[start]

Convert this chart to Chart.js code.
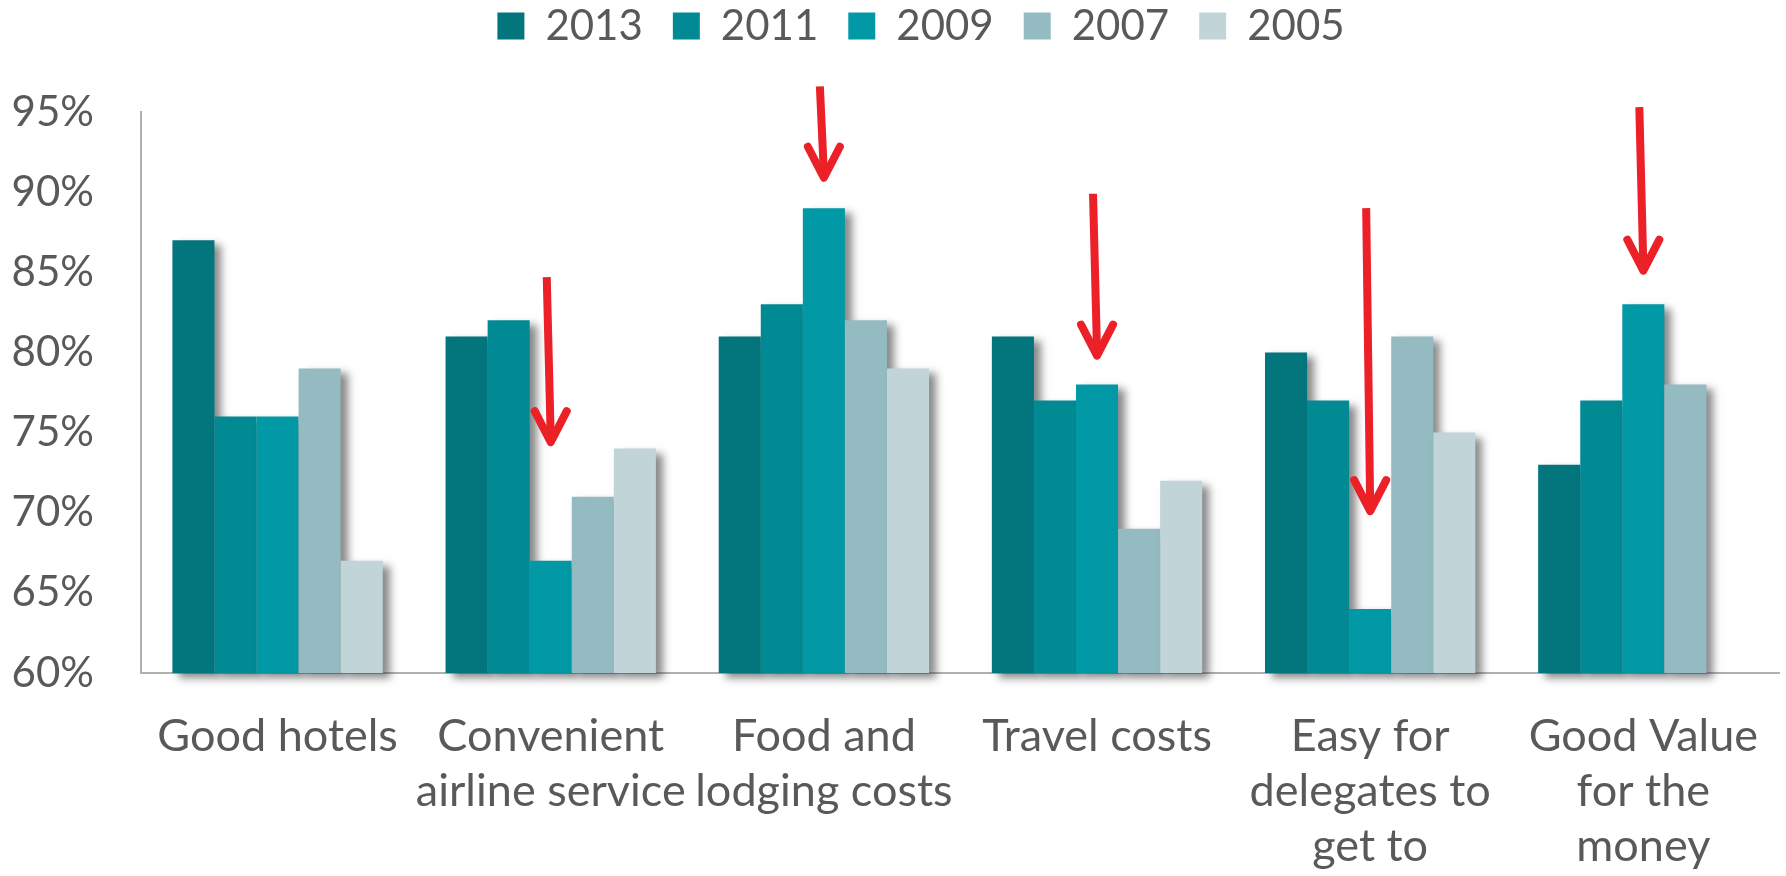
<!DOCTYPE html>
<html>
<head>
<meta charset="utf-8">
<script src="https://cdn.jsdelivr.net/npm/chart.js@4.4.1/dist/chart.umd.min.js"></script>
<style>
  html, body { margin: 0; padding: 0; background: #fff; }
  #wrap { width: 1786px; height: 876px; }
</style>
</head>
<body>
<div id="wrap"><canvas id="chart"></canvas></div>
<script>
const categories = [
    "Good hotels",
    ["Convenient", "airline service"],
    ["Food and", "lodging costs"],
    "Travel costs",
    ["Easy for", "delegates to", "get to"],
    ["Good Value", "for the", "money"]
];

const years = ["2013", "2011", "2009", "2007", "2005"];
const colors = ["#02757d", "#018a94", "#0299a7", "#95bbc2", "#c1d4d8"];

const values2013 = [87, 81, 81, 81, 80, 73];
const values2011 = [76, 82, 83, 77, 77, 77];
const values2009 = [76, 67, 89, 78, 64, 83];
const values2007 = [79, 71, 82, 69, 81, 78];
const values2005 = [67, 74, 79, 72, 75, null];

const yTicks = [60, 65, 70, 75, 80, 85, 90, 95];

// red arrows over the 2009 bars (start / end as percent values)
const arrowCats = [1, 2, 3, 4, 5];
const arrowFrom = [84.7, 96.6, 89.9, 89.0, 95.3];
const arrowTo = [74.4, 90.9, 79.8, 70.1, 85.1];

const series = [values2013, values2011, values2009, values2007, values2005];

const textColor = "#595959";

/* legend size / position tweaks */
const legendFix = {
    id: "legendFix",
    beforeInit(chart) {
        const legend = chart.legend;
        const fit = legend.fit;
        legend.fit = function () {
            fit.call(this);
            this.height = 112;
        };
    },
    afterLayout(chart) {
        const lg = chart.legend;
        lg.left += 28;
        lg.right += 28;
        lg.top -= 25;
        lg.bottom -= 25;
    }
};

/* bars with shadow, drawn left to right, then arrows */
const barShadow = {
    id: "barShadow",
    beforeDatasetsDraw(chart) {
        const ctx = chart.ctx;
        const metas = chart.getSortedVisibleDatasetMetas();

        ctx.save();
        ctx.shadowColor = "rgba(40,40,40,0.55)";
        ctx.shadowBlur = 8;
        ctx.shadowOffsetX = 7;
        ctx.shadowOffsetY = 5;
        metas.forEach(m => m.controller.draw());
        ctx.restore();

        const y = chart.scales.y;
        const meta2009 = chart.getDatasetMeta(2);

        ctx.save();
        ctx.strokeStyle = "#ec2027";
        ctx.lineJoin = "round";
        arrowCats.forEach((c, i) => {
            const x = meta2009.data[c].x;
            const y0 = y.getPixelForValue(arrowFrom[i]);
            const y1 = y.getPixelForValue(arrowTo[i]);

            ctx.lineWidth = 8;
            ctx.lineCap = "butt";
            ctx.beginPath();
            ctx.moveTo(x - 4, y0);
            ctx.lineTo(x, y1 - 4);
            ctx.stroke();

            ctx.lineCap = "round";
            ctx.beginPath();
            ctx.moveTo(x - 16, y1 - 31);
            ctx.lineTo(x, y1);
            ctx.lineTo(x + 16, y1 - 31);
            ctx.stroke();
        });
        ctx.restore();

        return false;
    }
};

new Chart(document.getElementById("chart"), {
    type: "bar",
    data: {
        labels: categories,
        datasets: years.map((yr, i) => ({
            label: yr,
            data: series[i],
            base: 60,
            backgroundColor: colors[i],
            borderWidth: 0,
            categoryPercentage: 0.77,
            barPercentage: 1.0
        }))
    },
    options: {
        responsive: true,
        maintainAspectRatio: false,
        animation: false,
        plugins: {
            legend: {
                position: "top",
                labels: {
                    boxWidth: 27,
                    boxHeight: 27,
                    padding: 30,
                    color: textColor,
                    font: { family: "Lato", size: 42 }
                }
            },
            tooltip: { enabled: false }
        },
        scales: {
            x: {
                grid: { display: false },
                border: { display: true, color: "#b0b0b0", width: 2 },
                afterFit(axis) {
                    axis.height = 203;
                },
                ticks: {
                    color: textColor,
                    font: { family: "Lato", size: 45, lineHeight: 1.22 },
                    padding: 28,
                    maxRotation: 0,
                    minRotation: 0,
                    autoSkip: false
                }
            },
            y: {
                min: 60,
                max: 95,
                grid: { display: false },
                border: { display: true, color: "#b0b0b0", width: 2 },
                afterBuildTicks(axis) {
                    axis.ticks = yTicks.map(v => ({ value: v }));
                },
                afterFit(axis) {
                    axis.width = 141;
                },
                ticks: {
                    color: textColor,
                    font: { family: "Lato", size: 42 },
                    padding: 39,
                    callback: v => v + "%"
                }
            }
        }
    },
    plugins: [legendFix, barShadow]
});
</script>
</body>
</html>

[end]

WORK REQUIRED: Check the data for the word "this" and pull out the lines that have it.

WRITTEN REPLY:
Convert this chart to Chart.js code.
            fit.call(this);
            this.height = 112;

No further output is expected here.